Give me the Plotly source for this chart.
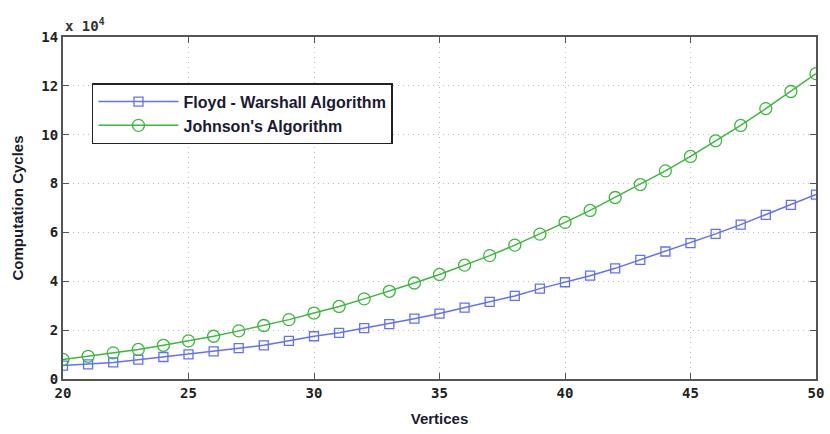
import plotly.graph_objects as go

# Number of vertices in the test graphs
vertices = list(range(20, 51))

# Measured computation cycles for each algorithm
floyd_warshall_cycles = [
    5500, 6000, 6800, 7900, 9000, 10100, 11300, 12600, 13800, 15600,
    17500, 18900, 20800, 22500, 24700, 26800, 29200, 31600, 34000, 37000,
    39600, 42300, 45300, 48800, 52200, 55600, 59400, 63200, 67200, 71300,
    75500,
]
johnson_cycles = [
    8000, 9300, 10700, 12100, 13800, 15600, 17500, 19700, 21900, 24300,
    27000, 29700, 32800, 35900, 39300, 42800, 46600, 50500, 54800, 59300,
    64100, 69000, 74300, 79600, 85200, 91100, 97500, 103800, 110700, 117700,
    125000,
]

# y axis is shown in units of 10^4
Y_SCALE = 1e4
y_ticks = [0, 2, 4, 6, 8, 10, 12, 14]
x_ticks = [20, 25, 30, 35, 40, 45, 50]

tick_font = dict(family="DejaVu Sans Mono", size=14, color="#222222", weight="bold")
label_font = dict(family="Liberation Sans", size=15, color="#1a1a33", weight="bold")

fig = go.Figure()

fig.add_trace(go.Scatter(
    x=vertices,
    y=[v / Y_SCALE for v in floyd_warshall_cycles],
    mode="lines+markers",
    name="Floyd - Warshall Algorithm",
    line=dict(color="#6270ff", width=1.5),
    marker=dict(symbol="square-open", size=9, color="#6270ff", line=dict(width=1.3)),
))

fig.add_trace(go.Scatter(
    x=vertices,
    y=[v / Y_SCALE for v in johnson_cycles],
    mode="lines+markers",
    name="Johnson's Algorithm",
    line=dict(color="#3cb83c", width=1.5),
    marker=dict(symbol="circle-open", size=12, color="#3cb83c", line=dict(width=1.3)),
))

axis_common = dict(
    showline=True,
    linecolor="#555555",
    linewidth=2,
    mirror="ticks",
    ticks="inside",
    ticklen=6,
    tickcolor="#555555",
    tickwidth=1,
    showgrid=True,
    gridcolor="#bdbdbd",
    griddash="1px,4px",
    gridwidth=1,
    zeroline=False,
    tickfont=tick_font,
    automargin=False,
)

fig.update_xaxes(
    range=[20, 50],
    tickvals=x_ticks,
    ticktext=[str(t) for t in x_ticks],
    title=dict(text="Vertices", font=label_font, standoff=14),
    **axis_common,
)
fig.update_yaxes(
    range=[0, 14],
    tickvals=y_ticks,
    ticktext=[str(t) for t in y_ticks],
    title=dict(text="Computation Cycles", font=label_font, standoff=14),
    **axis_common,
)

# Exponent label for the y axis
fig.add_annotation(
    text="x 10<sup>4</sup>",
    xref="paper", yref="paper",
    x=0, y=1, xanchor="left", yanchor="bottom",
    yshift=1,
    showarrow=False,
    font=dict(family="DejaVu Sans Mono", size=14, color="#333333", weight="bold"),
)

fig.update_layout(
    width=830,
    height=434,
    margin=dict(l=63, r=14, t=37, b=55),
    paper_bgcolor="white",
    plot_bgcolor="white",
    legend=dict(
        x=0.0385, y=0.865,
        xanchor="left", yanchor="top",
        bgcolor="white",
        bordercolor="#222222",
        borderwidth=1.5,
        font=dict(family="Liberation Sans", size=16, color="#1a1a33", weight="bold"),
        itemwidth=80,
        tracegroupgap=6,
    ),
    showlegend=True,
)

fig.write_html("out.html")
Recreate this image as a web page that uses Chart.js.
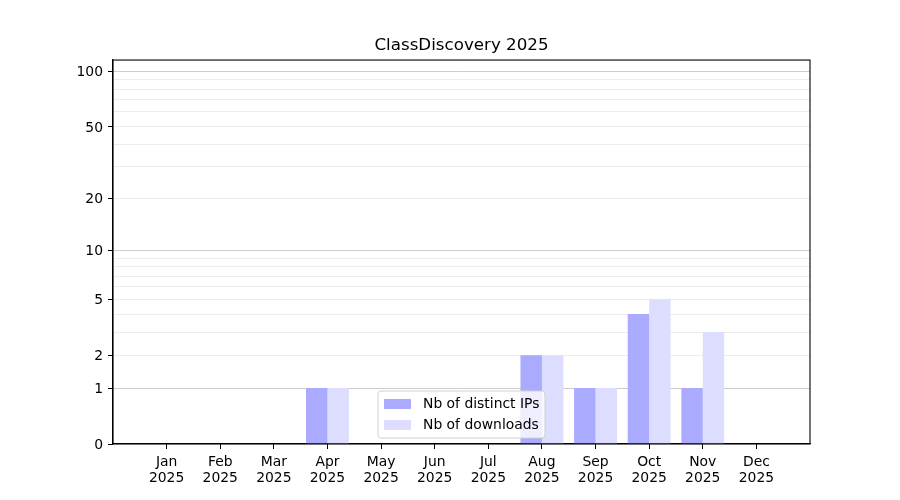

_Work to do_: Retype each record exactly as it stands, but do not include the pictures.

_Task solution_:
Give me the Plotly source for this chart.
import plotly.graph_objects as go

# Number of vertices in the test graphs
vertices = list(range(20, 51))

# Measured computation cycles for each algorithm
floyd_warshall_cycles = [
    5500, 6000, 6800, 7900, 9000, 10100, 11300, 12600, 13800, 15600,
    17500, 18900, 20800, 22500, 24700, 26800, 29200, 31600, 34000, 37000,
    39600, 42300, 45300, 48800, 52200, 55600, 59400, 63200, 67200, 71300,
    75500,
]
johnson_cycles = [
    8000, 9300, 10700, 12100, 13800, 15600, 17500, 19700, 21900, 24300,
    27000, 29700, 32800, 35900, 39300, 42800, 46600, 50500, 54800, 59300,
    64100, 69000, 74300, 79600, 85200, 91100, 97500, 103800, 110700, 117700,
    125000,
]

# y axis is shown in units of 10^4
Y_SCALE = 1e4
y_ticks = [0, 2, 4, 6, 8, 10, 12, 14]
x_ticks = [20, 25, 30, 35, 40, 45, 50]

tick_font = dict(family="DejaVu Sans Mono", size=14, color="#222222", weight="bold")
label_font = dict(family="Liberation Sans", size=15, color="#1a1a33", weight="bold")

fig = go.Figure()

fig.add_trace(go.Scatter(
    x=vertices,
    y=[v / Y_SCALE for v in floyd_warshall_cycles],
    mode="lines+markers",
    name="Floyd - Warshall Algorithm",
    line=dict(color="#6270ff", width=1.5),
    marker=dict(symbol="square-open", size=9, color="#6270ff", line=dict(width=1.3)),
))

fig.add_trace(go.Scatter(
    x=vertices,
    y=[v / Y_SCALE for v in johnson_cycles],
    mode="lines+markers",
    name="Johnson's Algorithm",
    line=dict(color="#3cb83c", width=1.5),
    marker=dict(symbol="circle-open", size=12, color="#3cb83c", line=dict(width=1.3)),
))

axis_common = dict(
    showline=True,
    linecolor="#555555",
    linewidth=2,
    mirror="ticks",
    ticks="inside",
    ticklen=6,
    tickcolor="#555555",
    tickwidth=1,
    showgrid=True,
    gridcolor="#bdbdbd",
    griddash="1px,4px",
    gridwidth=1,
    zeroline=False,
    tickfont=tick_font,
    automargin=False,
)

fig.update_xaxes(
    range=[20, 50],
    tickvals=x_ticks,
    ticktext=[str(t) for t in x_ticks],
    title=dict(text="Vertices", font=label_font, standoff=14),
    **axis_common,
)
fig.update_yaxes(
    range=[0, 14],
    tickvals=y_ticks,
    ticktext=[str(t) for t in y_ticks],
    title=dict(text="Computation Cycles", font=label_font, standoff=14),
    **axis_common,
)

# Exponent label for the y axis
fig.add_annotation(
    text="x 10<sup>4</sup>",
    xref="paper", yref="paper",
    x=0, y=1, xanchor="left", yanchor="bottom",
    yshift=1,
    showarrow=False,
    font=dict(family="DejaVu Sans Mono", size=14, color="#333333", weight="bold"),
)

fig.update_layout(
    width=830,
    height=434,
    margin=dict(l=63, r=14, t=37, b=55),
    paper_bgcolor="white",
    plot_bgcolor="white",
    legend=dict(
        x=0.0385, y=0.865,
        xanchor="left", yanchor="top",
        bgcolor="white",
        bordercolor="#222222",
        borderwidth=1.5,
        font=dict(family="Liberation Sans", size=16, color="#1a1a33", weight="bold"),
        itemwidth=80,
        tracegroupgap=6,
    ),
    showlegend=True,
)

fig.write_html("out.html")
Recreate this image as a web page that uses Chart.js.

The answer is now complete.